Turkey’s Constitutional Court on Thursday suspended funding for the pro-Kurdish Peoples’ Democratic Party (HDP) over its alleged ties to terrorism, Agence France-Presse reported.
The decision deprives the HDP — parliament’s second-largest opposition group — of a key source of income heading into a general election due by June.
President Recep Tayyip Erdoğan accuses the party of being the political wing of banned militants who have been waging a decades-long insurgency against the Turkish state.
The HDP denies formal links to the fighters and accuses the government of targeting the party because of its strong opposition to Erdoğan.
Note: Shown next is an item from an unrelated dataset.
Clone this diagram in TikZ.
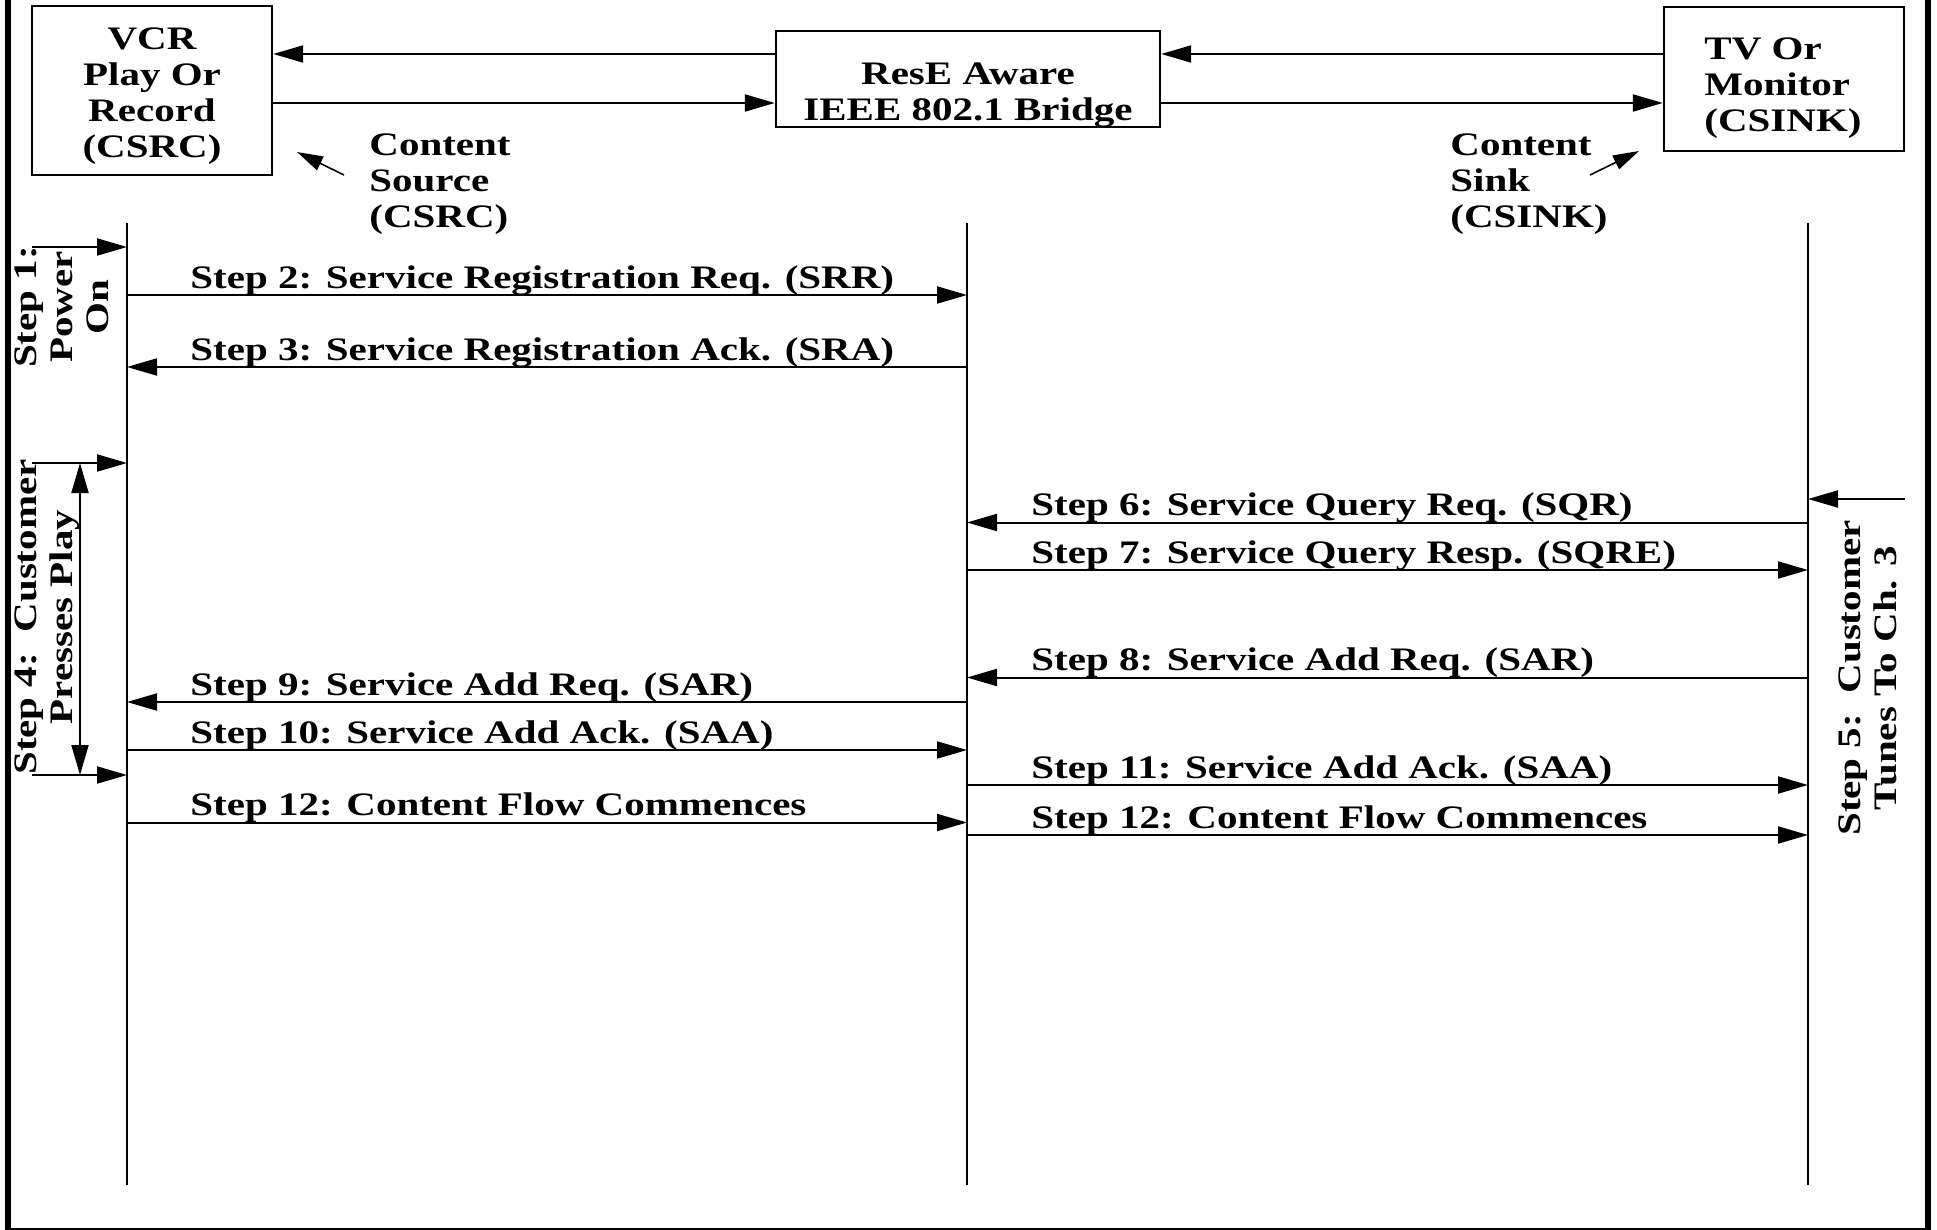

Thousands of supporters and dozens of its current and former officials are currently in jail on contentious charges that have strained Turkey’s relations with its allies in the West.
The party compared Thursday’s court ruling to an illegal seizure of assets and vowed to win in the polls.
“This decision, which aims to prevent a fair and democratic election process and to ignore the will of the voters, prevents neither our loss of power nor our greater victory,” it said in a statement.
Emma Sinclair-Webb of Human Rights Watch said the decision offered more proof “that Erdogan’s government uses courts to disadvantage, remove and punish the political opposition.”
Possible ban
The HDP’s future could play a major role in deciding Erdoğan’s success in parliamentary and presidential elections now posing one of the stiffest challenges of his two-decade rule.
Turkey’s Constitutional Court is hearing a prosecutor’s request to ban the party before the vote.
Chief prosecutor Bekir Şahin is due to argue his case in court on Tuesday.
The court will then have the option of either dissolving the party or banning some of its members if it rules against the HDP.
Turkish media reports say the party was due to receive 539 million lira ($29 million) in treasury funding this year.
The party holds 56 of parliament’s 579 seats and usually votes together with other opposition parties.
An HDP party spokesman told AFP that the party’s only other source of revenue is supporter donations.
The spokesman could not immediately say what percentage of the party’s funding comes from the state.
Thursday’s ruling came less than a month after another court banned İstanbul’s popular opposition mayor Ekrem İmamoğlu from politics.
İmamoğlu has emerged as one of the more likely opposition figures to beat Erdoğan in a head-to-head race.
The mayor will hold on to his job while the ruling is appealed.
But he would have to resign if he were elected and his political ban was upheld.